Electronic transport in graphene with particle-hole-asymmetric disorder

We study the conductivity of graphene with a smooth but particle-hole-asymmetric disorder potential. Using perturbation theory for the weak-disorder regime and numerical calculations, we investigate how the particle-hole asymmetry shifts the position of the minimal conductivity away from the Dirac point $\varepsilon =0$. We find that the conductivity minimum is shifted in opposite directions for weak and strong disorder. For large disorder strengths, the conductivity minimum appears close to the doping level for which electron and hole doped regions (“puddles”) are equal in size.

Figure 1

Schematic picture of the setup considered for the conductance calculation: A short and wide $(W\gg L)$ graphene strip is connected to two highly doped leads.

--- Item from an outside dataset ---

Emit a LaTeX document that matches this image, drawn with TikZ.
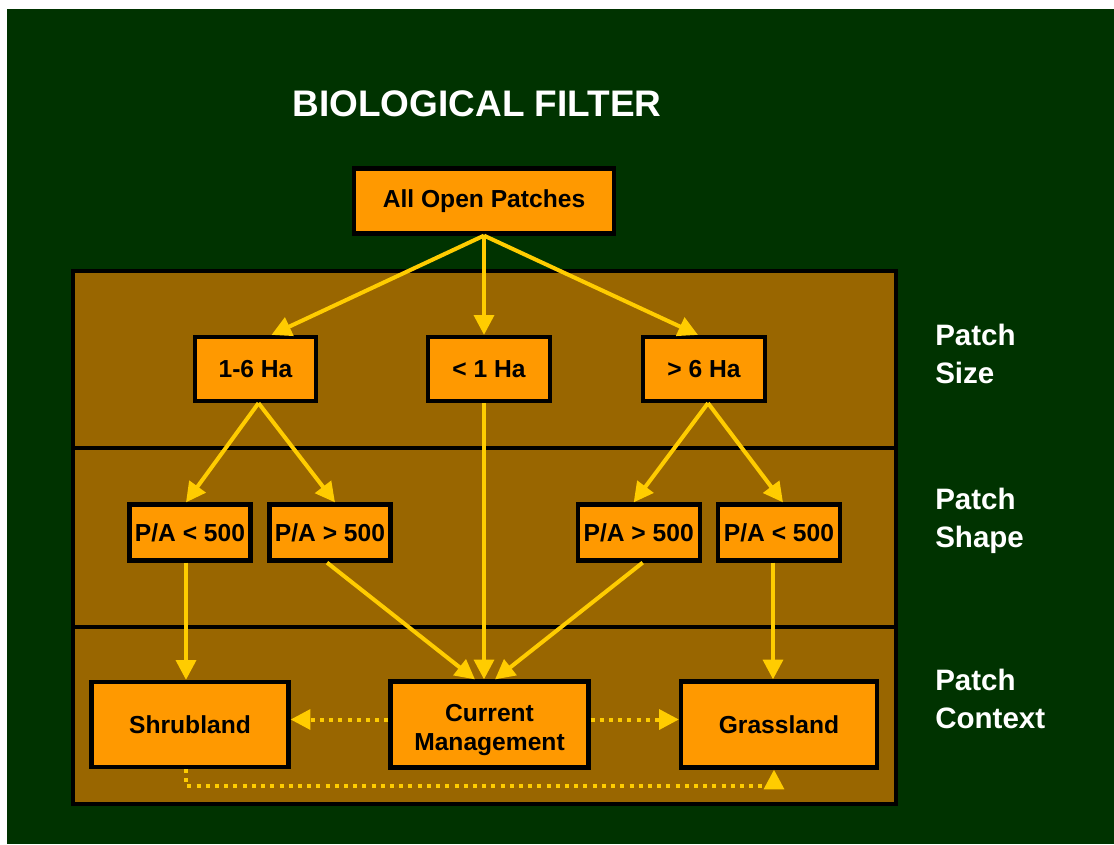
\documentclass[tikz,border=0pt]{standalone}
\usepackage{fontspec}
\setmainfont{Liberation Sans}
\usepackage{xcolor}
\usetikzlibrary{arrows.meta,calc}
\definecolor{bggreen}{HTML}{003300}
\definecolor{bandbrown}{HTML}{996600}
\definecolor{boxorange}{HTML}{FF9900}
\definecolor{flowyellow}{HTML}{FFCC00}
\begin{document}
\begin{tikzpicture}[x=0.025cm,y=-0.025cm,
  box/.style={draw=black,line width=3pt,fill=boxorange,inner sep=0pt,align=center,
    font=\fontsize{17.5}{21}\selectfont\bfseries},
  flow/.style={draw=flowyellow,line width=2.85pt,-{Triangle[length=14pt,width=14pt]}},
  dotflow/.style={flow,dash pattern=on 2.85pt off 3.7pt},
  rowlabel/.style={anchor=west,align=left,text=white,inner sep=0pt,
    font=\fontsize{21}{27}\selectfont\bfseries}]
\useasboundingbox (0,0) rectangle (1114,844);
\fill[white] (0,0) rectangle (1114,844);
\fill[bggreen] (7,9) rectangle (1114,844);
% bands
\draw[line width=3pt,fill=bandbrown] (73,271) rectangle (896,804);
\draw[line width=3pt] (73,448)--(896,448);
\draw[line width=3pt] (73,627)--(896,627);
\node[text=white,font=\fontsize{26.3}{30}\selectfont\bfseries] (title) at (477,104) {BIOLOGICAL FILTER};
\node[rowlabel] (sizelbl) at (935,354) {Patch\\Size};
\node[rowlabel] (shapelbl) at (935,521) {Patch\\Shape};
\node[rowlabel] (contextlbl) at (935,699) {Patch\\Context};
% boxes (sizes in px of the 1114 wide picture)
\node[box,minimum width=260*0.025cm,minimum height=65*0.025cm] (allpatches) at (484,201) {All Open Patches};
\node[box,minimum width=121*0.025cm,minimum height=64*0.025cm] (ha16) at (255.5,369) {1-6 Ha};
\node[box,minimum width=122*0.025cm,minimum height=64*0.025cm] (ha1) at (489,369) {< 1 Ha};
\node[box,minimum width=122*0.025cm,minimum height=64*0.025cm] (ha6) at (704,369) {> 6 Ha};
\node[box,minimum width=121*0.025cm,minimum height=56*0.025cm] (pa1) at (190,532.5) {P/A < 500};
\node[box,minimum width=121*0.025cm,minimum height=56*0.025cm] (pa2) at (330,532.5) {P/A > 500};
\node[box,minimum width=122*0.025cm,minimum height=56*0.025cm] (pa3) at (638.7,532.5) {P/A > 500};
\node[box,minimum width=122*0.025cm,minimum height=56*0.025cm] (pa4) at (779,532.5) {P/A < 500};
\node[box,minimum width=197*0.025cm,minimum height=85*0.025cm] (shrub) at (190,724.5) {Shrubland};
\node[box,minimum width=198*0.025cm,minimum height=86*0.025cm,font=\fontsize{17.5}{20.6}\selectfont\bfseries] (manage) at (489.5,724.5) {\rule{0pt}{20pt}Current\\Management};
\node[box,minimum width=196*0.025cm,minimum height=86*0.025cm] (grass) at (779,724.5) {Grassland};
% arrows
\draw[flow] (allpatches.south)--($(ha16.north)+(16,0)$);
\draw[flow] (allpatches.south)--($(ha1.north)+(-5,0)$);
\draw[flow] (allpatches.south)--($(ha6.north)+(-6,0)$);
\draw[flow] ($(ha16.south)+(3,0)$)--($(pa1.north)+(-4,0)$);
\draw[flow] ($(ha16.south)+(3,0)$)--($(pa2.north)+(5,0)$);
\draw[flow] ($(ha6.south)+(4,0)$)--($(pa3.north)+(-5,0)$);
\draw[flow] ($(ha6.south)+(4,0)$)--($(pa4.north)+(4,0)$);
\draw[flow] ($(ha1.south)+(-5,0)$)--($(manage.north)+(-5.5,0)$);
\draw[flow] ($(pa1.south)+(-4,0)$)--($(shrub.north)+(-4,0)$);
\draw[flow] ($(pa2.south)+(-3,0)$)--($(manage.north)+(-14.5,0)$);
\draw[flow] ($(pa3.south)+(4,0)$)--($(manage.north)+(5.5,0)$);
\draw[flow] ($(pa4.south)+(-6,0)$)--($(grass.north)+(-6,0)$);
\draw[dotflow] ($(manage.west)+(0,-5)$)--($(shrub.east)+(0,-5)$);
\draw[dotflow] ($(manage.east)+(0,-5)$)--($(grass.west)+(0,-5)$);
\draw[dotflow] ($(shrub.south)+(-4,0)$)--++(0,17)-|($(grass.south)+(-5,0)$);
\end{tikzpicture}
\end{document}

The leads are modeled by graphene strips with potential $u\to \infty$. A voltage $V$ is applied to the contacts and we are interested in the resulting current $I=GV$.

Figure 2

Diagrams that contribute to the conductance correction. Crosses represent energy contributions and dashed lines correspond to disorder averages. Diagram (a) yields the second-order energy correction to the graphene sample's conductance. Diagram (b) is needed to determine the second-order correction in the disorder potential. The two points for which the disorder average is performed are only separated by a small distance of order of the disorder correlation length $\xi$. Finally, (c) generates the conductance correction of a disorder potential's particle-hole asymmetry. Here, three points which are close to each other have to be considered for the third disorder-averaged moment. The energy acts at ${\mathbf{r}}^{\prime }$ which does not have to be close to the other coordinates. The resulting conductance contribution is presented in Eq. (21).

Figure 3

Parabolic fit of the numerically obtained conductivity data. The parameters are $\alpha =0.16/2\pi , L/\xi \sqrt{2}=40$, and $W/L=5$.

Figure 4

System-size dependence of the energy value ${\varepsilon }_{\min }$ at which the conductivity minimum is found. Upper panel: disorder strength $\alpha =0.04/2\pi$. Lower panel: $\alpha =16/2\pi$. The aspect ratio $W/L=5$ in both panels. The disorder average was performed for 500 disorder realizations at $L/\xi \sqrt{2}=40$ and for $200\left(25\right)$ realizations at $L/\xi \sqrt{2}=60\left(100\right)$.

Figure 5

Location ${\varepsilon }_{\min }$ of the conductivity minimum for weak and intermediate particle-hole-asymmetric disorder. The data points are the result of numerical calculations with the disorder potential chosen according to the model (26). The result (23) of the weak-disorder perturbation theory is indicated with a black line. The inset gives a log-log plot showing the agreement between the numerical results and the perturbation theory.

Figure 6

Location ${\varepsilon }_{\min }$ of the conductivity minimum for the full range of disorder strengths. The data points are the results of our numerical calculations, the lines represent the naive estimates ${\varepsilon }_{\mathrm{size}}$ (solid, black) and ${\varepsilon }_{\mathrm{charge}}$ (dashed, green). For large disorder strengths, the numerical data show a good agreement between ${\varepsilon }_{\min }$ and the energy value corresponding to equal sizes of electron and hole puddles inside the sample $\left({\varepsilon }_{\mathrm{size}}\right)$.